The Ithaca Planning and Development Board approved the third phase of the West Campus Residential Initiative in November, moving the University one step closer to its goal of transforming the housing system for upperclass students. Pending final approval in the spring, construction on a third residential house and a new Noyes Community and Recreation Center is slated to begin in June.
The $43 million project will add 300 beds to the housing capacity on West, as well as an additional dining hall and improved recreation facilities.
“We’re going out for bids on that to line up a contractor in February. We’ll have it awarded in May and proceed and start work after commencement,” said Mike MacAnanny, project manager for the West Campus Residential Initiative. “[It] will be occupied in January of 2007, after roughly 18 months [of construction].”
The third residence hall will occupy the current site of Sperry Hall, which will be demolished at the start of construction. The new building will include many of the amenities included in the Alice Cook House, including a computer lab, library, conference rooms and an in-house dining hall.
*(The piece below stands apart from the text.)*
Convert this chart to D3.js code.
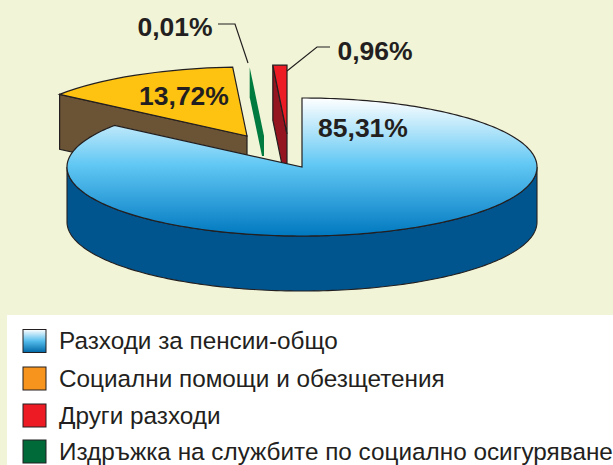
<!DOCTYPE html>
<html><head><meta charset="utf-8">
<script src="https://cdn.jsdelivr.net/npm/d3@7"></script>
<style>html,body{margin:0;padding:0;background:#f1f4d6}svg{display:block}</style>
</head><body><svg id="c" width="613" height="465"></svg>
<script>
const categories = ["Разходи за пенсии-общо","Социални помощи и обезщетения","Издръжка на службите по социално осигуряване","Други разходи"];
const values = [85.31,13.72,0.01,0.96];
const valueLabels = ["85,31%","13,72%","0,01%","0,96%"];
const legendOrder = [0,1,3,2];
const svg = d3.select("#c");
const rx=235, ry=69, depth=55;
const ink="#231f20";
const centers=[[302,167],[247,136],[264,136],[287,134]];
const topFill=["url(#gTop)","#fec210","#007b3f","#ed1c24"];
const wallFill=["#00558f","#6b5335","#007b3f","#94141f"];
const legendFill=["url(#gLeg)","#f7941d","#ed1c24","#006b38"];
const defs=svg.append("defs");
function grad(id,stops,y1,y2,units){
  const g=defs.append("linearGradient").attr("id",id).attr("x1",0).attr("x2",0);
  if(units) g.attr("gradientUnits","userSpaceOnUse");
  g.attr("y1",y1).attr("y2",y2);
  stops.forEach(s=>g.append("stop").attr("offset",s[0]).attr("stop-color",s[1]));
}
grad("gTop",[[0,"#ffffff"],[0.48,"#62c8f4"],[0.75,"#2f9fda"],[1,"#0078bf"]],-69,69,true);
grad("gLeg",[[0,"#ffffff"],[0.5,"#55bdec"],[1,"#0067a6"]],0,1,false);

const pie=d3.pie().sort(null).value(d=>d)(values);
const px=a=>rx*Math.sin(a), py=a=>-ry*Math.cos(a);
const line=d3.line();
const order=[3,2,1,0];
order.forEach(i=>{
  const p=pie[i],[cx,cy]=centers[i];
  const g=svg.append("g").attr("transform",`translate(${cx},${cy})`);
  const a0=p.startAngle,a1=p.endAngle;
  if(i===0){
    const as=d3.range(Math.PI/2,Math.PI*1.5+0.001,0.02);
    const top=as.map(a=>[px(a),py(a)]), bot=as.map(a=>[px(a),py(a)+depth]).reverse();
    g.append("path").attr("d",line(top.concat(bot))+"Z").attr("fill",wallFill[i]).attr("stroke",ink).attr("stroke-width",1.1);
  } else if(i===1||i===3){
    const x=px(a0),y=py(a0);
    g.append("path").attr("d",line([[x,y],[0,0],[0,depth],[x,y+depth]])+"Z").attr("fill",wallFill[i]).attr("stroke",ink).attr("stroke-width",1.2);
  } else {
    const x=px(a0),y=py(a0);
    g.append("path").attr("d",line([[x,y],[0,0],[0,20],[-2,20],[x,y+30]])+"Z").attr("fill",wallFill[i]);
  }
  if(i===0){
    const as=d3.range(a0,a1+0.001,0.02);
    g.append("path").attr("d",line([[0,0]].concat(as.map(a=>[px(a),py(a)])))+"Z")
     .attr("fill",topFill[0]).attr("stroke",ink).attr("stroke-width",1.2);
  } else if(i!==2){
    const arc=d3.arc().innerRadius(0).outerRadius(rx);
    g.append("path").attr("transform",`scale(1,${ry/rx})`).attr("d",arc({startAngle:a0,endAngle:a1}))
      .attr("fill",topFill[i]).attr("stroke",ink).attr("stroke-width",1.2).attr("vector-effect","non-scaling-stroke");
  }
});
const labelPos=[[363,137],[184,105],[175,36],[375,60]];
svg.append("g").selectAll("text").data(valueLabels).join("text")
 .attr("x",(d,i)=>labelPos[i][0]).attr("y",(d,i)=>labelPos[i][1])
 .attr("text-anchor","middle").attr("font-family","Liberation Sans").attr("font-weight",700).attr("font-size",26.5)
 .attr("fill",ink).text(d=>d);
svg.append("path").attr("d",line([[218,24],[235,24],[248,63]])).attr("fill","none").attr("stroke",ink).attr("stroke-width",1.2);
svg.append("path").attr("d",line([[330,47],[317,47],[287,71]])).attr("fill","none").attr("stroke",ink).attr("stroke-width",1.2);
svg.append("rect").attr("x",7).attr("y",315).attr("width",606).attr("height",150).attr("fill","#fff");
const rows=d3.scaleOrdinal().domain(legendOrder).range([341,378.5,415.5,451.5]);
const lg=svg.append("g").selectAll("g").data(legendOrder).join("g").attr("transform",d=>`translate(0,${rows(d)})`);
lg.append("rect").attr("x",23).attr("y",-11.5).attr("width",23).attr("height",23).attr("fill",(d,i)=>legendFill[i]).attr("stroke",ink).attr("stroke-width",1);
lg.append("text").attr("x",59).attr("y",8).attr("font-family","Liberation Sans").attr("font-size",24.3).attr("fill",ink).text(d=>categories[d]);
</script></body></html>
“They’re not going to be identical, because each of the buildings sits on a different piece of topography and each of the programs are a little bit different,” said University architect Peter Karp. “I think, for the architectural design, there might be some subtle differences — in the color of bricks, for example — nothing jarring. … Although they have the same architectural language, there will be differences in the way the buildings configure themselves.”
The new Noyes center will expand upon the facilities of the current community center, excepting its central dining hall.
“We had two or three student focus groups, where we had representatives from the Student Assembly Finance Commission and about 20 students from all across West campus. We asked them everything they wanted in a recreation center,” said Andrea Dutcher, director of recreational services.
The new center will be located on the site of the parking lot adjacent to West Avenue and will feature an indoor and outdoor basketball court, an expanded gym, a convenience store and a hardwood multipurpose room suited for martial arts or dance.
“I think it’s a much more complete recreation center than the current Noyes facility — comprehensive and more up-to-date,” Karp said.
Planners faced some objections from fraternities located near the proposed construction site who were concerned about noise and other inconveniences during the 18-month work schedule. The final design of the building was altered to block less of the view of the slope and clock tower.
Unlike the protracted and contentious approval process for the proposed Redbud Woods parking lot, however, the bulk of the West Campus construction plans were approved with little controversy. Cornell presented the full five-phase project to the planning board in 2001, but must receive final approval for each stage before beginning work.
“We care about building design, site location and landscaping, but Cornell is so large that we don’t look at the finest details of every project,” said Ellen McCollister ’78, chair of the planning board.
The removal of a parking lot for the proposed construction of Noyes, in addition to the lot already removed to make room for the Alice Cook House, may raise more concern over limited parking space on West.
“What are the impacts of taking away yet another parking lot on campus? What will that do to vehicular traffic through adjacent neighborhoods?” McCollister asked.
The remaining two phases of the project are expected to start shortly after the completion of Noyes and House Three.
“Phase four starts in January of ’07 and we deliver that one in July of ’08. Phase five we start in June of ’08 and deliver July of ’09,” said facilities project leader John Kiefer, who hopes that the new projects will build upon the successes of the Alice Cook House and the North Campus Residential Initiative. “Every time you do a project you learn lots and lots of stuff.”
Karp was confident that the West Campus Residential Initiative would significantly improve the housing system available to upperclass students.
“I think that this is an exceptional complex for our University,” Karp said. “There’ll be people coming from universities all over the country to see what we’ve done.”